● Given material

◇ ◇ ◇ ◇ ◇ ◇ ◇

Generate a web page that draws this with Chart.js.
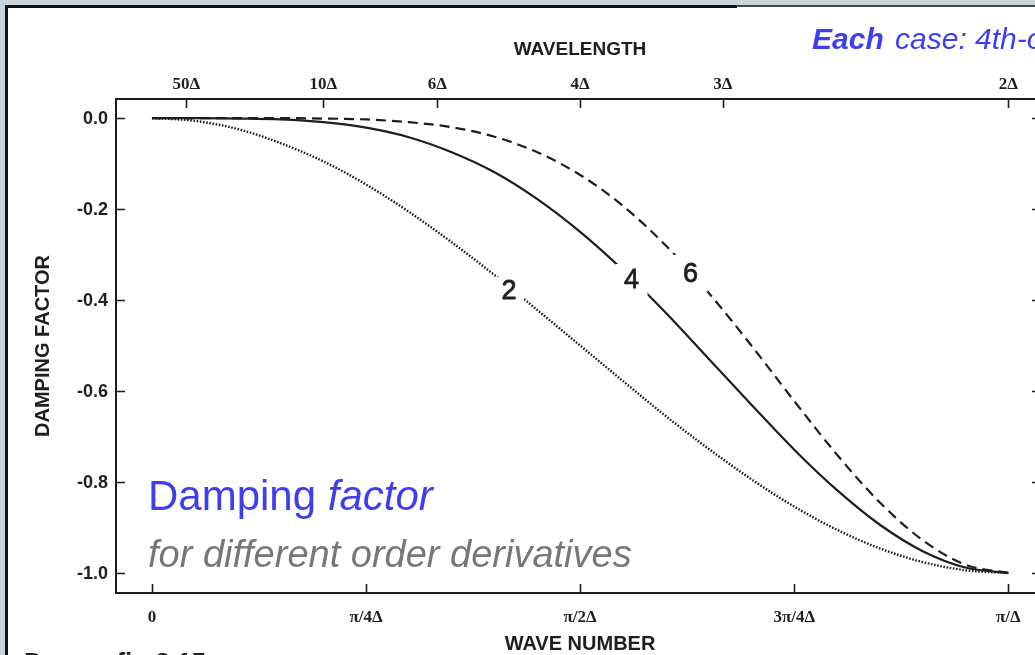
<!DOCTYPE html>
<html>
<head>
<meta charset="utf-8">
<script src="https://cdn.jsdelivr.net/npm/chart.js@4.4.1/dist/chart.umd.min.js"></script>
<style>
  html, body { margin: 0; padding: 0; background: #ffffff; overflow: hidden; }
  #wrap { position: absolute; left: 0; top: 0; width: 1050px; height: 655px; }
</style>
</head>
<body>
<div id="wrap"><canvas id="c" width="1050" height="655"></canvas></div>
<script>
// Wave number in units of pi/Δ
const waveNumber = [0, 0.05, 0.10, 0.15, 0.20, 0.25, 0.30, 0.35, 0.40, 0.45, 0.50,
                    0.55, 0.60, 0.65, 0.70, 0.75, 0.80, 0.85, 0.90, 0.95, 1.00];
// Damping factor for 2nd, 4th and 6th order diffusion
const damping2 = [0, -0.006, -0.024, -0.055, -0.095, -0.146, -0.206, -0.273, -0.345, -0.422, -0.500,
                  -0.578, -0.655, -0.727, -0.794, -0.854, -0.905, -0.946, -0.976, -0.994, -1.000];
const damping4 = [0, 0, -0.001, -0.003, -0.009, -0.021, -0.042, -0.075, -0.119, -0.178, -0.250,
                  -0.334, -0.428, -0.529, -0.630, -0.729, -0.818, -0.894, -0.952, -0.988, -1.000];
const damping6 = [0, 0, 0, 0, -0.001, -0.003, -0.009, -0.020, -0.041, -0.075, -0.125,
                  -0.193, -0.280, -0.384, -0.500, -0.622, -0.740, -0.845, -0.928, -0.982, -1.000];

const yTickValues = [0, -0.2, -0.4, -0.6, -0.8, -1.0];
const yTickLabels = ['0.0', '-0.2', '-0.4', '-0.6', '-0.8', '-1.0'];
const kTickValues = [0, 0.25, 0.5, 0.75, 1];
const kTickLabels = ['0', 'π/4Δ', 'π/2Δ', '3π/4Δ', 'π/Δ'];
const wavelengths = [50, 10, 6, 4, 3, 2];           // in units of Δ
const wavelengthLabels = ['50Δ', '10Δ', '6Δ', '4Δ', '3Δ', '2Δ'];

const curveNames = ['2', '4', '6'];
const curveNameAt = [[0.417, -0.378], [0.560, -0.356], [0.629, -0.341]];

const toPoints = (ys) => waveNumber.map((x, i) => ({ x: x, y: ys[i] }));

const INK = '#1e1e1e';
const SANS = '"Liberation Sans", Arial, sans-serif';
const SERIF = '"Liberation Serif", "Times New Roman", serif';

const decor = {
  id: 'decor',
  beforeDraw(chart) {
    const ctx = chart.ctx;
    ctx.save();
    ctx.fillStyle = '#ffffff';
    ctx.fillRect(0, 0, chart.width, chart.height);
    // slide frame
    ctx.fillStyle = '#c9d3da';
    ctx.fillRect(0, 0, chart.width, 5);
    ctx.fillRect(0, 0, 5, chart.height);
    ctx.fillStyle = '#111';
    ctx.fillRect(5, 5, 732, 3);
    ctx.fillRect(5, 5, 3, chart.height);
    ctx.fillStyle = '#444';
    ctx.fillRect(737, 5, chart.width - 737, 2);
    ctx.restore();
  },
  afterDatasetsDraw(chart) {
    const ctx = chart.ctx;
    const xs = chart.scales.x, ys = chart.scales.y;
    const a = chart.chartArea;
    ctx.save();

    // curve names, with the line broken around each one
    const boxes = [[30, 26], [32, 32], [34, 37]];
    ctx.font = '27px ' + SANS;
    ctx.textAlign = 'center';
    ctx.textBaseline = 'middle';
    ctx.lineWidth = 0.8;
    ctx.strokeStyle = INK;
    curveNames.forEach((t, i) => {
      const px = xs.getPixelForValue(curveNameAt[i][0]);
      const py = ys.getPixelForValue(curveNameAt[i][1]);
      ctx.fillStyle = '#ffffff';
      ctx.fillRect(px - boxes[i][0] / 2, py - boxes[i][1] / 2, boxes[i][0], boxes[i][1]);
      ctx.fillStyle = INK;
      ctx.fillText(t, px, py + 1);
      ctx.strokeText(t, px, py + 1);
    });

    // axis box
    ctx.strokeStyle = INK;
    ctx.lineWidth = 2;
    ctx.strokeRect(a.left, a.top, a.right - a.left, a.bottom - a.top);

    // inward ticks
    ctx.lineWidth = 1.6;
    ctx.beginPath();
    yTickValues.forEach(v => {
      const py = Math.round(ys.getPixelForValue(v)) + 0.5;
      ctx.moveTo(a.left - 1, py); ctx.lineTo(a.left + 9, py);
      ctx.moveTo(a.right - 8, py); ctx.lineTo(a.right, py);
    });
    kTickValues.forEach(v => {
      const px = Math.round(xs.getPixelForValue(v)) + 0.5;
      ctx.moveTo(px, a.bottom); ctx.lineTo(px, a.bottom - 9);
    });
    wavelengths.forEach(L => {
      const px = Math.round(xs.getPixelForValue(2 / L)) + 0.5;
      ctx.moveTo(px, a.top); ctx.lineTo(px, a.top + 9);
    });
    ctx.stroke();

    // tick labels
    ctx.fillStyle = INK;
    ctx.font = 'bold 18px ' + SANS;
    ctx.textAlign = 'right';
    ctx.textBaseline = 'middle';
    yTickValues.forEach((v, i) => ctx.fillText(yTickLabels[i], 108, ys.getPixelForValue(v) + 1));

    ctx.font = 'bold 17px ' + SERIF;
    ctx.textAlign = 'center';
    ctx.textBaseline = 'alphabetic';
    kTickValues.forEach((v, i) => ctx.fillText(kTickLabels[i], xs.getPixelForValue(v), 622));
    wavelengths.forEach((L, i) => ctx.fillText(wavelengthLabels[i], xs.getPixelForValue(2 / L), 89));

    // axis titles
    ctx.font = 'bold 19px ' + SANS;
    ctx.fillText('WAVELENGTH', 580, 55);
    ctx.font = 'bold 20px ' + SANS;
    ctx.fillText('WAVE NUMBER', 580, 650);
    ctx.save();
    ctx.translate(49, 346);
    ctx.rotate(-Math.PI / 2);
    ctx.fillText('DAMPING FACTOR', 0, 0);
    ctx.restore();

    // caption partly below the slide edge
    ctx.textAlign = 'left';
    ctx.font = 'bold 26px ' + SANS;
    ctx.fillText('Durran fig 3.15', 24, 671);

    // slide headline text
    ctx.fillStyle = '#3d3df2';
    ctx.font = '42px ' + SANS;
    ctx.fillText('Damping ', 148, 510);
    let w = ctx.measureText('Damping ').width;
    ctx.font = 'italic 42px ' + SANS;
    ctx.fillText('factor', 148 + w, 510);

    ctx.fillStyle = '#777777';
    ctx.font = 'italic 38px ' + SANS;
    ctx.fillText('for different order derivatives', 148, 567);

    ctx.fillStyle = '#3d3df2';
    ctx.font = 'italic bold 30px ' + SANS;
    ctx.fillText('Each', 812, 49);
    w = ctx.measureText('Each').width;
    ctx.font = 'italic 30px ' + SANS;
    ctx.fillText(' case: 4th-order', 812 + w + 3, 49);

    ctx.restore();
  }
};

new Chart(document.getElementById('c'), {
  type: 'line',
  data: {
    datasets: [
      { label: '2', data: toPoints(damping2), borderColor: INK, borderWidth: 2.4,
        borderDash: [1.6, 1.6], pointRadius: 0, cubicInterpolationMode: 'monotone' },
      { label: '4', data: toPoints(damping4), borderColor: INK, borderWidth: 2.2,
        pointRadius: 0, cubicInterpolationMode: 'monotone' },
      { label: '6', data: toPoints(damping6), borderColor: INK, borderWidth: 2.2,
        borderDash: [10, 6], pointRadius: 0, cubicInterpolationMode: 'monotone' }
    ]
  },
  options: {
    responsive: false,
    animation: false,
    devicePixelRatio: 1,
    layout: { padding: { left: 116, top: 99, right: 10, bottom: 62 } },
    plugins: { legend: { display: false }, tooltip: { enabled: false } },
    scales: {
      x: { type: 'linear', min: -0.042, max: 1.037, display: false },
      y: { type: 'linear', min: -1.044, max: 0.042, display: false }
    }
  },
  plugins: [decor]
});
</script>
</body>
</html>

◇ ◇ ◇ ◇ ◇ ◇ ◇

● Short problem
Gather up every line in the data above that contains the word "with", copying each one.

● Complete response
Generate a web page that draws this with Chart.js.
    // curve names, with the line broken around each one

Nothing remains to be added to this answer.